- Theatrical release poster
- Directed by: Anthony Hickox
- Written by: Kevin Rock
- Produced by: Peter Abrams; Robert L. Levy;
- Starring: Julian Sands; Chris Young; Paula Marshall; Joanna Pacula;
- Cinematography: Gerry Lively
- Edited by: Christopher Cibelli; James D.R. Hickox;
- Music by: Mark McKenzie
- Distributed by: Trimark Pictures; Tapestry Films;
- Release date: September 24, 1993;
- Running time: 98 minutes
- Country: United States
- Language: English
- Budget: $3-6.5 million
- Box office: $3.9 million (US)

= Warlock: The Armageddon =

1993 film by Anthony Hickox

Warlock: The Armageddon is a 1993 American supernatural horror film directed by Anthony Hickox and produced by Peter Abrams. It is a sequel in name only to the 1989 film Warlock and stars Julian Sands, who returned in the title role as a warlock who attempts to free Satan from Hell.

==Plot==
In the distant past, Druids have stopped the rise of Satan's son using six magical rune stones that create light to vanquish the darkness. While the Druids perform a ritual upon a woman Satan has selected, they are attacked by Christians who feel their work is Satanic. Most of the Druids die and the rune stones are scattered.

In the present, Kenny Travis and Samantha Ellison, a young man and woman, are in love but are having relationship issues. Their parents are Druids; while Samantha's father, Ted Ellison, is a priest and has neglected his responsibilities as a Druid, Kenny's father, Will Travis, kills Kenny so he can rise again with the aid of Druid magic to become a Druid warrior.

Elsewhere, Amanda Sloan, a young woman, has possession of one of the rune stones due to it being passed down through her family. Amanda wears the stone to impress her date, but as she looks out her kitchen window at the lunar eclipse, she rapidly becomes pregnant and gives birth to the Warlock, Satan's son. After the Warlock is reborn, he kills Amanda and then communicates with his father Satan. Using Amanda as a conduit, Satan tells the Warlock to find the other five rune stones. These have the power to summon him to Earth, but he has precisely six days to do this. The Warlock peels the flesh from Amanda's stomach and makes it into a map, enabling him to track the other runes.

Kenny is destined to be a Druid warrior. He learns how to use his powers, and his girlfriend Samantha joins him.

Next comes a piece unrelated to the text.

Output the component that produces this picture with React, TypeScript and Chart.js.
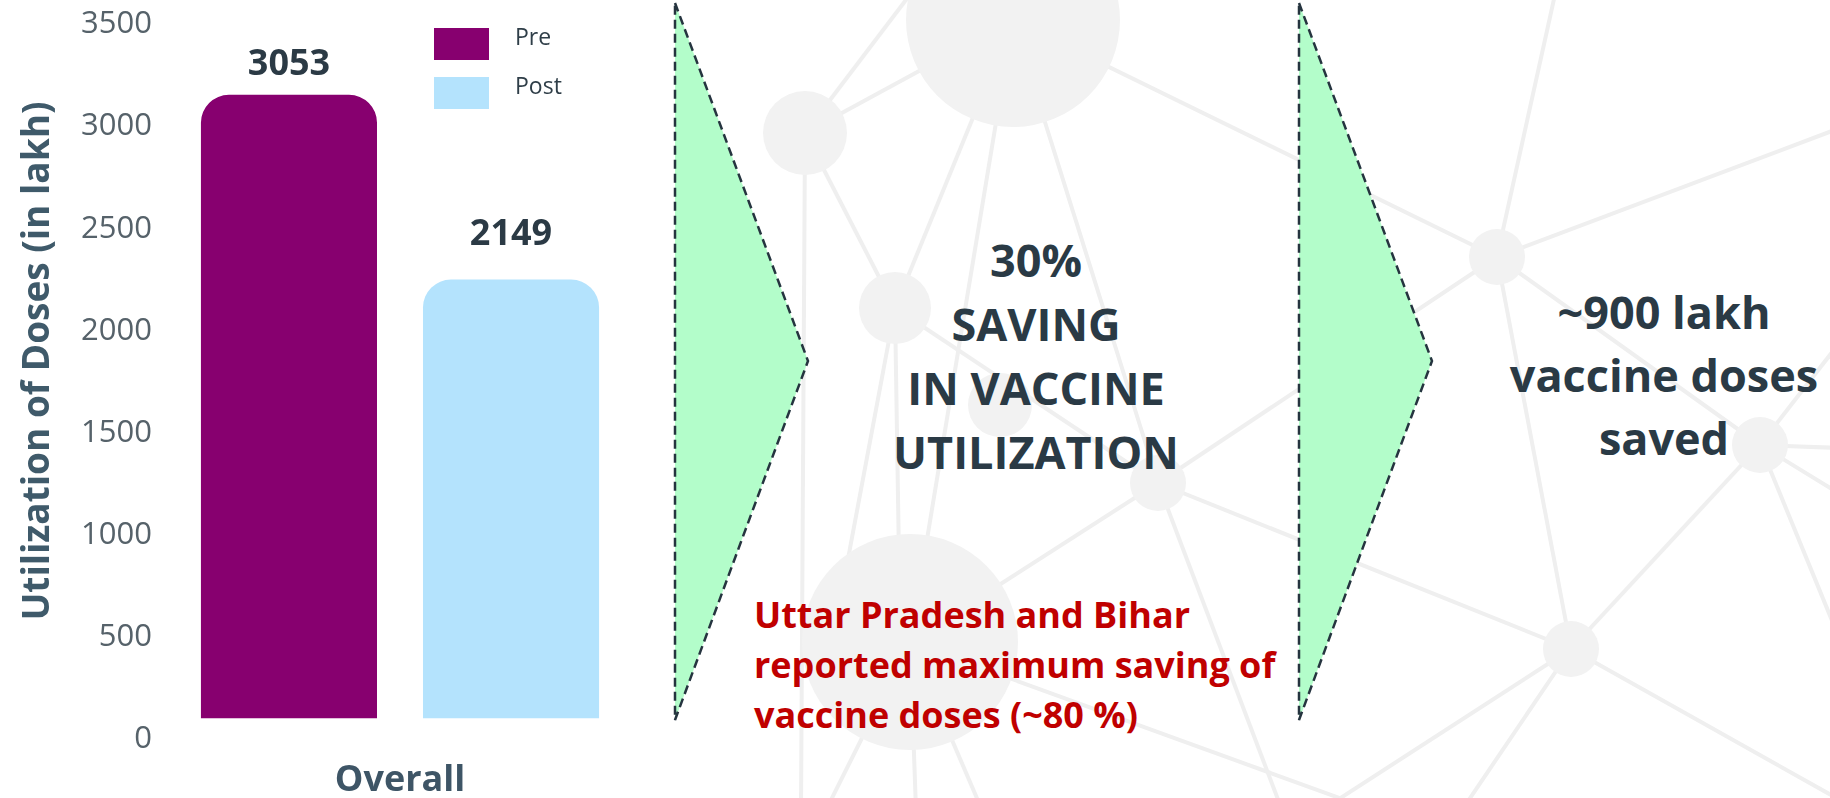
import React, { useEffect, useRef } from "react";
import { Chart, registerables } from "chart.js";

Chart.register(...registerables);

// ---- data ----
const categories = ["Overall"];
const seriesLabels = ["Pre", "Post"];
const preValues = [3053];
const postValues = [2149];
const yMin = 0;
const yMax = 3500;
const yStep = 500;
const yAxisTitle = "Utilization of Doses (in lakh)";
const savingLines = ["30%", "SAVING", "IN VACCINE", "UTILIZATION"];
const savedLines = ["~900 lakh", "vaccine doses", "saved"];
const noteLines = ["Uttar Pradesh and Bihar", "reported maximum saving of", "vaccine doses (~80 %)"];

// ---- styles ----
const FONT = '"Open Sans", "Noto Sans", sans-serif';
const seriesColors = ["#87006f", "#b4e3fd"];
const valueLabelGaps = [20, 35];

// decorative background network (pure decoration)
const bgNodes: [number, number, number][] = [
  [1013, 20, 107],
  [805, 133, 42],
  [895, 308, 36],
  [1000, 405, 32],
  [1158, 483, 28],
  [910, 642, 108],
  [1497, 257, 28],
  [1760, 445, 28],
  [1571, 649, 28],
];
const bgLinks: [number, number, number, number][] = [
  [805, 133, 915, -12],
  [805, 133, 1013, 20],
  [805, 133, 801, 810],
  [805, 133, 895, 308],
  [895, 308, 1013, 20],
  [895, 308, 899, 560],
  [895, 308, 845, 575],
  [910, 642, 1013, 20],
  [1013, 20, 1158, 483],
  [1158, 483, 1282, 810],
  [895, 308, 1158, 483],
  [1013, 20, 1497, 257],
  [1158, 483, 1497, 257],
  [1158, 483, 1571, 649],
  [910, 642, 1158, 483],
  [910, 642, 1400, 820],
  [910, 642, 826, 810],
  [910, 642, 916, 810],
  [910, 642, 982, 810],
  [1497, 257, 1556, -10],
  [1497, 257, 1840, 128],
  [1497, 257, 1760, 445],
  [1497, 257, 1571, 649],
  [1760, 445, 1840, 448],
  [1760, 445, 1840, 342],
  [1760, 445, 1840, 494],
  [1760, 445, 1840, 640],
  [1760, 445, 1571, 649],
  [1571, 649, 1322, 810],
  [1571, 649, 1462, 810],
  [1571, 649, 1840, 800],
];
const arrowShapes = [
  "675,3 808,361 675,720",
  "1299,3 1432,361 1299,720",
];

const valueLabelPlugin = {
  id: "valueLabels",
  afterDatasetsDraw(chart: any) {
    const ctx = chart.ctx;
    ctx.save();
    ctx.font = `bold 36px ${FONT}`;
    ctx.fillStyle = "#2b3a45";
    ctx.textAlign = "center";
    ctx.textBaseline = "alphabetic";
    chart.data.datasets.forEach((ds: any, di: number) => {
      const meta = chart.getDatasetMeta(di);
      meta.data.forEach((bar: any, i: number) => {
        const v = ds.data[i];
        ctx.fillText(String(v), bar.x, bar.y - valueLabelGaps[di]);
      });
    });
    ctx.restore();
  },
};

const boxLegendPlugin = {
  id: "boxLegend",
  afterDraw(chart: any) {
    const ctx = chart.ctx;
    const left = 434;
    const top = 28;
    const boxW = 55;
    const boxH = 32;
    const rowGap = 49;
    ctx.save();
    ctx.font = `23px ${FONT}`;
    ctx.textAlign = "left";
    ctx.textBaseline = "middle";
    chart.data.datasets.forEach((ds: any, i: number) => {
      const y = top + i * rowGap;
      ctx.fillStyle = ds.backgroundColor;
      ctx.fillRect(left, y, boxW, boxH);
      ctx.fillStyle = "#2f3e48";
      ctx.fillText(ds.label, left + 81, y + boxH / 2 - 6);
    });
    ctx.restore();
  },
};

function BarChart() {
  const ref = useRef<HTMLCanvasElement>(null);
  useEffect(() => {
    if (!ref.current) return;
    const chart = new Chart(ref.current, {
      type: "bar",
      data: {
        labels: categories,
        datasets: [
          {
            label: seriesLabels[0],
            data: preValues,
            backgroundColor: seriesColors[0],
            borderRadius: 28,
            categoryPercentage: 0.933,
            barPercentage: 0.793,
          },
          {
            label: seriesLabels[1],
            data: postValues,
            backgroundColor: seriesColors[1],
            borderRadius: 28,
            categoryPercentage: 0.933,
            barPercentage: 0.793,
          },
        ],
      },
      options: {
        responsive: false,
        animation: false,
        layout: { padding: { top: 3.5, left: 0, right: 0, bottom: 0 } },
        plugins: {
          legend: { display: false },
          tooltip: { enabled: false },
        },
        scales: {
          x: {
            grid: { display: false, drawTicks: false },
            border: { display: false },
            ticks: {
              font: { family: FONT, size: 36, weight: "bold" },
              color: "#3e5566",
              padding: 41,
            },
            afterFit: (s: any) => {
              s.height = 79.4;
              s.paddingLeft = 0;
              s.paddingRight = 0;
            },
          },
          y: {
            min: yMin,
            max: yMax,
            grid: { display: false, drawTicks: false },
            border: { display: false },
            ticks: {
              stepSize: yStep,
              font: { family: FONT, size: 31 },
              color: "#56626a",
              padding: 10,
              labelOffset: 21,
              callback: (v: any) => String(v),
            },
            title: {
              display: true,
              text: yAxisTitle,
              font: { family: FONT, size: 37, weight: "bold" },
              color: "#3f5a6a",
              padding: { top: 16, bottom: 0 },
            },
            afterFit: (s: any) => {
              s.width = 162;
              s.paddingTop = 0;
              s.paddingBottom = 0;
            },
          },
        },
      },
      plugins: [valueLabelPlugin, boxLegendPlugin],
    } as any);
    return () => chart.destroy();
  }, []);
  return (
    <canvas
      ref={ref}
      width={638}
      height={798}
      style={{ position: "absolute", left: 0, top: 0 }}
    />
  );
}

export default function App() {
  return (
    <div
      style={{
        position: "absolute",
        left: 0,
        top: 0,
        width: 1830,
        height: 798,
        overflow: "hidden",
        background: "#ffffff",
        fontFamily: FONT,
      }}
    >
      <svg
        width={1830}
        height={798}
        style={{ position: "absolute", left: 0, top: 0 }}
      >
        {bgLinks.map((l, i) => (
          <line key={"l" + i} x1={l[0]} y1={l[1]} x2={l[2]} y2={l[3]} stroke="#efefef" strokeWidth={4} />
        ))}
        {bgNodes.map((n, i) => (
          <circle key={"n" + i} cx={n[0]} cy={n[1]} r={n[2]} fill="#f2f2f2" />
        ))}
        {arrowShapes.map((p, i) => (
          <polygon
            key={"a" + i}
            points={p}
            fill="#b3fdca"
            stroke="#25343f"
            strokeWidth={2.5}
            strokeDasharray="9 5"
          />
        ))}
      </svg>
      <BarChart />
      <div
        style={{
          position: "absolute",
          left: 836,
          top: 227.5,
          width: 400,
          textAlign: "center",
          fontSize: 45,
          lineHeight: "64px",
          fontWeight: 700,
          color: "#2a3a45",
        }}
      >
        {savingLines.map((t, i) => (
          <div key={i}>{t}</div>
        ))}
      </div>
      <div
        style={{
          position: "absolute",
          left: 1464,
          top: 280,
          width: 400,
          textAlign: "center",
          fontSize: 45,
          lineHeight: "63px",
          fontWeight: 700,
          color: "#2a3a45",
        }}
      >
        {savedLines.map((t, i) => (
          <div key={i}>{t}</div>
        ))}
      </div>
      <div
        style={{
          position: "absolute",
          left: 754,
          top: 590,
          fontSize: 36,
          lineHeight: "50px",
          fontWeight: 700,
          color: "#c00000",
          whiteSpace: "nowrap",
        }}
      >
        {noteLines.map((t, i) => (
          <div key={i}>{t}</div>
        ))}
      </div>
    </div>
  );
}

They suffer persecution from the villagers but are protected by Ted. Meanwhile, the Warlock finds the other rune stones to raise Satan from his prison to rule the world, murdering various people along the way.

Kenny and Samantha, who is wearing the final rune stone, fight the Warlock, but he defeats and imprisons them and uses the runes to open a portal to Hell. As Satan rises, Kenny and Samantha use their powers to turn on the lights of a nearby truck. The Warlock screams in terror as he is killed and Satan is sent back to Hell.

==Soundtrack==

The soundtrack was composed and conducted by Mark McKenzie. A soundtrack album was released on September 24, 1993, via Intrada Records label.

== Reception ==
Leonard Klady of Variety wrote that the film, though not narratively connected to Warlock, will satisfy fans of that film. Compared to Sands, Klady called the rest of the cast bland. Of Sands, he wrote, "Chewing up the landscape with great relish, Sands almost erases all thought of his colorless adversaries." Kevin Thomas of the Los Angeles Times called it "too dreary to play even as camp".